労働讃歌に「嘘っぽさ」は禁物で…。この歌をあたたかくそしてクールに響かせられるアーティスト性、この歌詞をこのサウンドにノせたこと、このMVを企画したこと、全てがギュッと結実していて、良いもの見せてもらったな〜という感謝の気持ちになりました。

最後に。今回の作品で、藤井風みたいなアーティストって今の日本の音楽シーンではやっぱり異質かもしれないなと思いました。
ここ10年くらい、セールス的に大きい実績を残し、さらに海外にもリーチしたアーティストって、アニメタイアップか、もしくは星野源方式でその時旬な海外アーティストと何某かのコラボをした人、に大きく分けられると思うんですが、藤井風ってどっちでもないですね。
YouTube活動はすでに人々の目に留まっていたにしても、デビュータイミングはメジャーレコード会社のお膳立てありで豪華と言えるレベルのMVとともにドロップしてますし、その後クリエイティブを緩めることなく、色々と繰り出してはヒットして。ドキュメンタリーや紅白等々でお茶の間にも伝わって。
海外にクリティカルリーチしたのは「死ぬのがいいわ」がSNSでバズった(これも種まきあってのことですが)ことで…というあくまで自然派性。これはYouTubeから出てきたアーティストにありがちな、SNS上のセカンドブレイクがしづらい、というイメージを完全に払拭している。おそらく、全てのフィールドと真面目に向き合い、真面目に巧妙に発信してるからこそこういうことになるんだろうなあと個人的には感じています。自分も仕事としては、爪の垢を煎じて飲まないといけないな…。

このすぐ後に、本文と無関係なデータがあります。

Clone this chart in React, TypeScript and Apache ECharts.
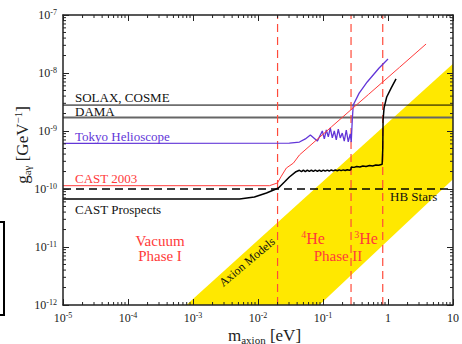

敢えて、今の藤井風がこれまでの誰と近いか?と考えると、やっぱり2000年代初頭までの宇多田ヒカルってことかなと。大衆を突き放すようなデビュー曲で鮮烈な登場をした彼女が、次々と海外のクリエイターと作った曲を繰り出して、大衆は複雑な音像や展開で耳が育っていったし、彼女きっかけでジャム&ルイスの名前が広く知られたり。海外にリーチというより、もともと海外/洋楽を軸足に持っていた、というあたりが持ち味だったんだと感じます。

常人離れしたアーティスト性っていうのはやっぱり何十年に一人しか出てこない…

日本の音楽シーンや聴衆をリードする音楽を、これからも藤井風に期待したいです。